The direction is obvious: publishers want more granular permission. They may allow search indexing, restrict AI training, allow real time retrieval, or license specific uses. The winners will be the teams that make those choices explicit and technically enforceable.
How this affects SEO and content strategy
This dispute is not a reason to block every crawler blindly. Search visibility still depends on useful content being accessible to the systems that can send qualified users. The challenge is deciding which crawlers support discovery and which ones primarily extract value.
That makes crawler governance part of SEO operations. Teams need a process for reviewing new bots, documenting allowed uses, checking log files, and updating robots rules without accidentally damaging organic visibility.
The SEO risk is accidental overblocking
A publisher response should be precise.
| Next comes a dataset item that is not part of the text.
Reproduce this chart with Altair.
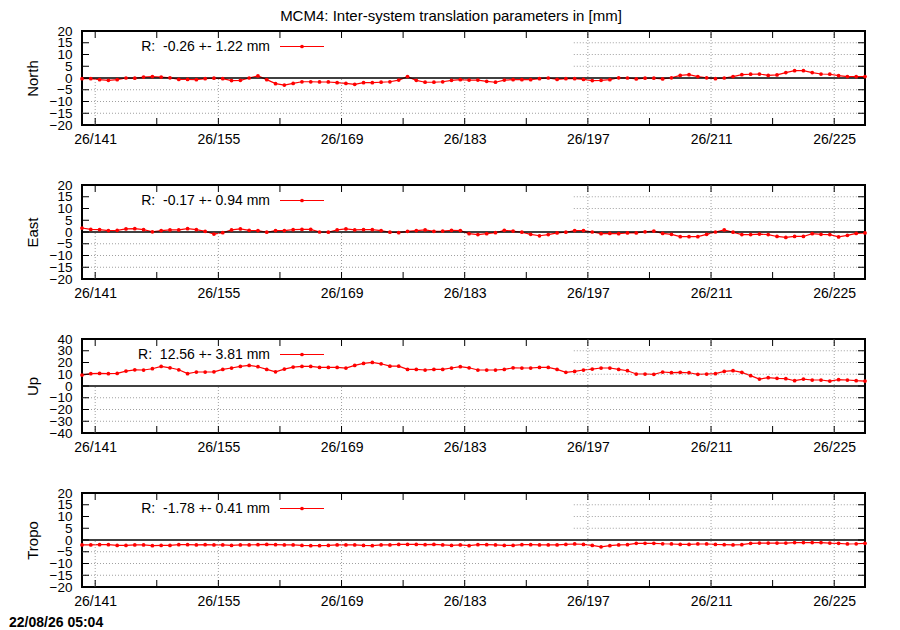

Blocking every crawler can protect content from unwanted use, but it can also damage discovery if important search crawlers lose access to public pages.
The better approach is to separate crawler purpose, review logs, document policy, and test changes before rolling them out across the site. Governance matters more than panic.
What I would document now
The useful internal document is a crawler policy: which bots are allowed, which uses are restricted, who approves changes, and how often logs are reviewed. That turns a reactive debate into an operating process.
It also helps legal, SEO, and engineering teams avoid working from different assumptions. Content access is no longer only a technical setting; it is a business policy expressed through technical controls.
The bigger lesson is that crawler management now belongs in the same conversation as content strategy. If the business depends on organic discovery, it needs a policy that protects content value without accidentally cutting off the systems that help people find it.
That is the practical balance: stay discoverable where discovery creates value, but become much clearer about uses that extract content without returning attention, traffic, licensing value, or audience relationships.